Where Are They Now: Jenny Miller (’14)
by Office of Sustainability Staff Writer Suzy Mullins (’18)
From a very young age, Wake Forest alumna Jenny Miller knew she had a passion for the environment. Growing up on a tree farm in southwestern Virginia, she spent most of her early years exploring the countryside, observing animals in their natural habitat, and marveling at the miracles of nature. Over the course of her lifetime, Jenny reflects on how the environment has changed in ways she never could have imagined as a child. “Witnessing this degradation motivated me to work in a sustainability field,” says Miller. “I want to protect the environment I grew to love so that future generations can experience its wonder in the years to come.”
Q: How did your Wake Forest education prepare you for where you are now?
A: My liberal arts education at Wake Forest exposed me to new fields of information, challenged me to think creatively, and allowed me the opportunity to engage with people who I might not otherwise have met.

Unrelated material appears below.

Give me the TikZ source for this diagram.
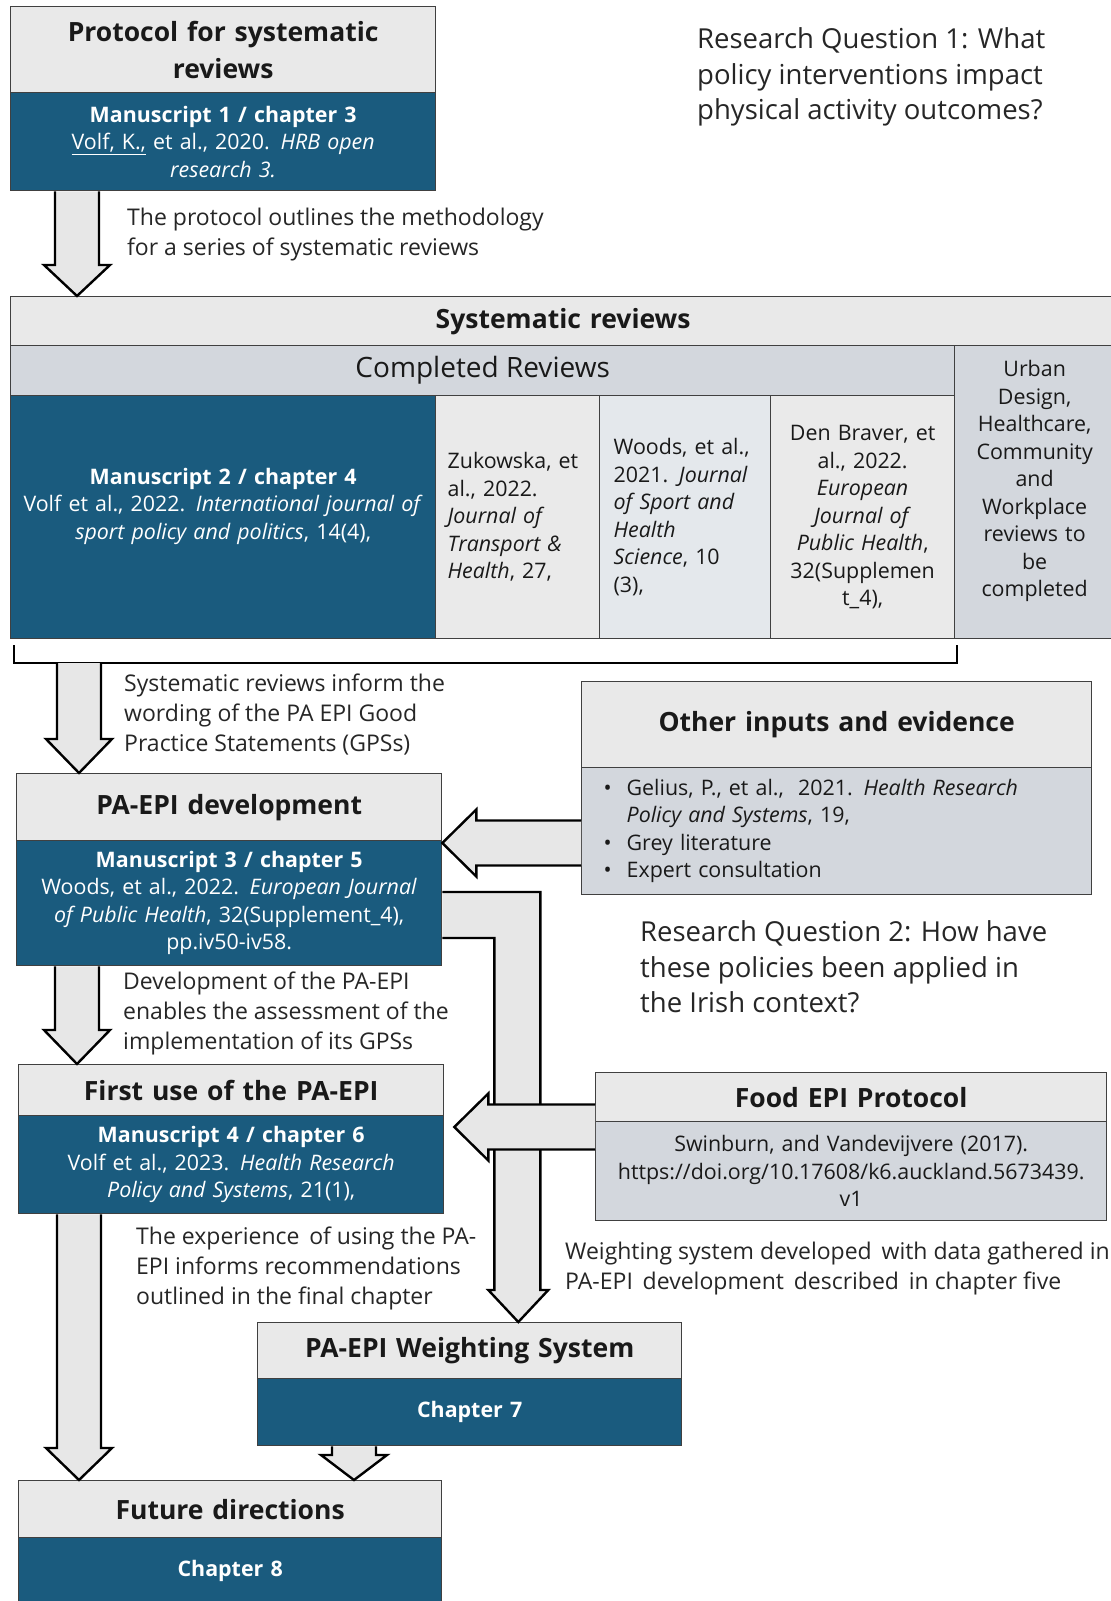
\documentclass[tikz,border=0pt]{standalone}
\usepackage{fontspec}
\setmainfont{Open Sans}
\usetikzlibrary{calc}
\definecolor{pablue}{RGB}{26,91,126}
\definecolor{hdrgrey}{RGB}{233,233,233}
\definecolor{bodygrey}{RGB}{211,215,221}
\definecolor{cellgrey}{RGB}{234,234,234}
\definecolor{cellblue}{RGB}{228,232,236}
\definecolor{arrowgrey}{RGB}{231,231,231}
\definecolor{boxline}{RGB}{64,64,64}
\definecolor{txtgrey}{RGB}{38,38,38}
\newcommand{\hdrfont}{\fontsize{26.5}{37}\selectfont\bfseries}
\newcommand{\cellfont}{\fontsize{21.4}{27.5}\selectfont}
\newcommand{\notefont}{\fontsize{23}{30}\selectfont}
\newcommand{\rqfont}{\fontsize{27.5}{35.5}\selectfont}
% hollow block arrows: start point, end point (only its y is used), head length
\newcommand{\blockdown}[3]{%
  \draw[blockarr] let \p1=(#1), \p2=(#2) in
    (\x1-22pt,\y1) -- (\x1-22pt,\y2+#3) -- (\x1-33pt,\y2+#3) -- (\x1,\y2)
    -- (\x1+33pt,\y2+#3) -- (\x1+22pt,\y2+#3) -- (\x1+22pt,\y1);}
\newcommand{\blockleft}[2]{%
  \draw[blockarr] let \p1=(#1), \p2=(#2) in
    (\x1,\y1+22.5pt) -- (\x2+34pt,\y1+22.5pt) -- (\x2+34pt,\y1+33.5pt) -- (\x2,\y1)
    -- (\x2+34pt,\y1-33.5pt) -- (\x2+34pt,\y1-22.5pt) -- (\x1,\y1-22.5pt);}
\begin{document}
\begin{tikzpicture}[x=1pt,y=-1pt,
    every node/.style={inner sep=0pt},
    hdr/.style={draw=boxline,line width=1.3pt,fill=hdrgrey,anchor=north west,align=center,font=\hdrfont,text=black!90},
    blue/.style={draw=boxline,line width=1.3pt,fill=pablue,anchor=north west,align=center,font=\cellfont,text=white},
    cell/.style={draw=boxline,line width=1.3pt,anchor=north west,font=\cellfont,text=black!90},
    note/.style={anchor=west,align=left,font=\notefont,text=txtgrey},
    blockarr/.style={draw=black,line width=2.4pt,fill=arrowgrey,line join=miter},
    brk/.style={draw=black,line width=2pt}]
  \useasboundingbox (0,0) rectangle (1111,1601);
  \fill[white] (0,0) rectangle (1111,1601);

  \node[hdr,minimum width=425pt,minimum height=86pt,text width=405pt] (prothdr) at (10,6) {Protocol for systematic\\reviews};
  \node[blue,minimum width=425pt,minimum height=98pt,text width=405pt] (protbody) at (10,92)
    {\textbf{Manuscript 1 / chapter 3}\\\underline{Volf, K.,} et al., 2020. \textit{HRB open}\\\textit{research 3.}};
  \node[note,font=\rqfont] (rq1) at (697,77) {Research Question 1: What\\policy interventions impact\\physical activity outcomes?};
  \node[note] (lab1) at (127,235) {The protocol outlines the methodology\\for a series of systematic reviews};

  \node[hdr,minimum width=1105pt,minimum height=49pt,text width=1085pt] (syshdr) at (10,296) {Systematic reviews};
  \node[cell,fill=bodygrey,minimum width=944pt,minimum height=50pt,align=center,font=\fontsize{28}{34}\selectfont] (comprow) at (10,345) {Completed Reviews};
  \node[blue,minimum width=425pt,minimum height=243pt,text width=405pt] (c1) at (10,395)
    {\textbf{Manuscript 2 / chapter 4}\\Volf et al., 2022. \textit{International journal of}\\\textit{sport policy and politics}, 14(4),\\\mbox{}};
  \node[cell,fill=cellgrey,minimum width=164pt,minimum height=243pt,text width=140pt,align=left] (c2) at (435,395)
    {Zukowska, et\\al., 2022.\\\textit{Journal of}\\\textit{Transport \&}\\\textit{Health}, 27,};
  \node[cell,fill=cellblue,minimum width=171pt,minimum height=243pt,text width=143pt,align=left] (c3) at (599,395)
    {Woods, et al.,\\2021. \textit{Journal}\\\textit{of Sport and}\\\textit{Health}\\\textit{Science}, 10\\(3),};
  \node[cell,fill=cellgrey,minimum width=184pt,minimum height=243pt,text width=168pt,align=center] (c4) at (770,395)
    {Den Braver, et\\al., 2022.\\\textit{European}\\\textit{Journal of}\\\textit{Public Health},\\32(Supplemen\\t\_4),};
  \node[cell,fill=bodygrey,minimum width=160pt,minimum height=293pt,text width=148pt,align=center] (c5) at (954,345)
    {Urban\\Design,\\Healthcare,\\Community\\and\\Workplace\\reviews to\\be\\completed\\\mbox{}};
  \draw[brk] (14,645) |- (957,663) -- (957,645);
  \coordinate (brk) at (79,663);
  \blockdown{$(protbody.south west)+(67,0)$}{syshdr.north}{31pt}

  \node[note] (lab2) at (124,715) {Systematic reviews inform the\\wording of the PA EPI Good\\Practice Statements (GPSs)};
  \node[hdr,minimum width=510pt,minimum height=86pt,text width=490pt] (othhdr) at (581,681) {Other inputs and evidence};
  \node[cell,fill=bodygrey,minimum width=510pt,minimum height=127pt,text width=466pt,align=left] (othbody) at (581,767)
    {\makebox[23pt][l]{\textbullet}Gelius, P., et al., \ 2021. \textit{Health Research}\\\hspace*{23pt}\textit{Policy and Systems}, 19,\\\makebox[23pt][l]{\textbullet}Grey literature\\\makebox[23pt][l]{\textbullet}Expert consultation};
  \node[hdr,minimum width=425pt,minimum height=67pt,text width=405pt] (epihdr) at (16,773) {PA-EPI development};
  \node[blue,minimum width=425pt,minimum height=125pt,text width=405pt] (epibody) at (16,840)
    {\textbf{Manuscript 3 / chapter 5}\\Woods, et al., 2022. \textit{European Journal}\\\textit{of Public Health}, 32(Supplement\_4),\\pp.iv50-iv58.};
  \blockdown{brk}{epihdr.north}{34pt}
  \blockleft{$(othbody.north west)+(0,76)$}{epibody.north east}
  \node[note,font=\rqfont] (rq2) at (640,967) {Research Question 2: How have\\these policies been applied in\\the Irish context?};

  \node[hdr,minimum width=425pt,minimum height=51pt,text width=405pt] (usehdr) at (18,1064) {First use of the PA-EPI};
  \node[blue,minimum width=425pt,minimum height=98pt,text width=405pt] (usebody) at (18,1115)
    {\textbf{Manuscript 4 / chapter 6}\\Volf et al., 2023. \textit{Health Research}\\\textit{Policy and Systems}, 21(1),};
  \node[hdr,minimum width=511pt,minimum height=49pt,text width=491pt] (foodhdr) at (595,1072) {Food EPI Protocol};
  \node[cell,fill=bodygrey,minimum width=511pt,minimum height=99pt,text width=491pt,align=center] (foodbody) at (595,1121)
    {Swinburn, and Vandevijvere (2017).\\https://doi.org/10.17608/k6.auckland.5673439.\\v1};
  \node[hdr,minimum width=424pt,minimum height=56pt,text width=404pt] (wshdr) at (257,1322) {PA-EPI Weighting System};
  \node[blue,minimum width=424pt,minimum height=67pt,text width=404pt,font=\cellfont\bfseries] (wsbody) at (257,1378) {Chapter 7};
  \draw[blockarr] let \p1=(epibody.north east), \p2=(wshdr.north) in
    (\x1,\y1-52pt) -- (\x1+98pt,\y1-52pt) -- (\x1+98pt,\y2+32pt) -- (\x1+106pt,\y2+32pt) -- (\x1+76pt,\y2)
    -- (\x1+46pt,\y2+32pt) -- (\x1+52pt,\y2+32pt) -- (\x1+52pt,\y1-98pt) -- (\x1,\y1-98pt);
  \blockdown{$(epibody.south west)+(61,0)$}{usehdr.north}{34pt}
  \blockleft{$(foodbody.north west)+(0,6)$}{$(usebody.north east)+(10,0)$}
  \node[note] (lab3) at (123,1013) {Development of the PA-EPI\\enables the assessment of the\\implementation of its GPSs};
  \node[note] (lab4) at (136,1268) {The experience \,of using the PA-\\EPI informs recommendations\\outlined in the final chapter};
  \node[note] (lab5) at (565,1269) {Weighting system developed \,with data gathered in\\PA-EPI \,development \,described \,in chapter five};

  \node[hdr,minimum width=423pt,minimum height=57pt,text width=403pt] (futhdr) at (18,1480) {Future directions};
  \node[blue,minimum width=423pt,minimum height=66pt,text width=403pt,font=\cellfont\bfseries] (futbody) at (18,1537) {Chapter 8};
  \blockdown{$(usebody.south west)+(61,0)$}{futhdr.north}{32pt}
  \blockdown{$(wsbody.south west)+(97,0)$}{futhdr.north}{25pt}
\end{tikzpicture}
\end{document}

The interdisciplinary nature of my experience proved essential post-graduation, as it prepared me for the winding road that would lead me to the job I have today.
The path toward my desired career in conservation proved much bumpier than I originally imagined. After graduating, I held multiple positions—from the manager of the Wake Forest Campus Garden, to working as an assistant for two vice presidents in Washington, DC. Thankfully, my Wake Forest education had taught me to embrace new opportunities, to do the best job I could with the understanding that my work still contributed positively to humanity.
Q: You held two different positions with the Wake Forest Office of Sustainability. What were they, and what did you gain from these experiences?
A: I was first the Manager for the Campus Garden, where I learned how to oversee projects and engage successful teams. Effective oversight involved tracking schedules for planting, watering and harvesting, and ensuring that important resources were always available in order to create a productive garden space. Growing plants and composting are not always activities with which people are comfortable, so I quickly learned how to meet the volunteers at each of their individual levels. After determining their understanding of sustainable agriculture, I planned specific projects which were appropriately engaging for each person; this allowed volunteers to participate in ways which were meaningful to them, yet also productive success of the garden.
As the Special Campaign Coordinator for the Office, I worked with campuses across the Southeast to build momentum for agricultural biodiversity in regional food systems. This effort provided experience in learning how to best tailor and communicate ideas to different constituencies, as well as how to coordinate community groups to bring an idea to fruition. Ultimately, my work as Special Campaign Coordinator culminated in connecting Winston-Salem residents, local entrepreneurs, students, campus professionals, and a special guest—author and environmental activist Dr. Vandana Shiva—for a tree-planting event in the Reynolda Gardens.
Q: You now work as the Sustainable Markets and Finance Associate with Rare, an international conservation organization. What does your job entail?
A: As an Associate for the Sustainable Markets and Finance team at Rare, I liaise with program staff in Colombia, Mexico, Brazil, Indonesia, the Philippines, China, and the United States to align goals and track progress for the local development of sustainable markets projects. These projects include training communities to support behavior change through the provision of technical knowledge and resources for maintaining sustainable watersheds, fisheries and agriculture. We also work to find markets for individuals to sell their sustainable products so that they can support their livelihoods and local economy. Additionally, I develop and manage my department’s budget and provide administrative support by tracking timelines, commitments, travel, and overseeing various team meetings. Finally, I spend time communicating with corporate business partners, financiers, media, policy-makers and stakeholders to build understanding of Rare’s programs.
Q: What is your favorite part about showing up for work each day?
A: My favorite part of showing up to work each day is knowing I’ll positively support communities globally, while achieving personal growth. My work contributes to achieving long-term conservation, dually improving nature and people’s livelihoods, while the talented group at Rare guarantees I’ll continue to learn and absorb useful information for building a better future.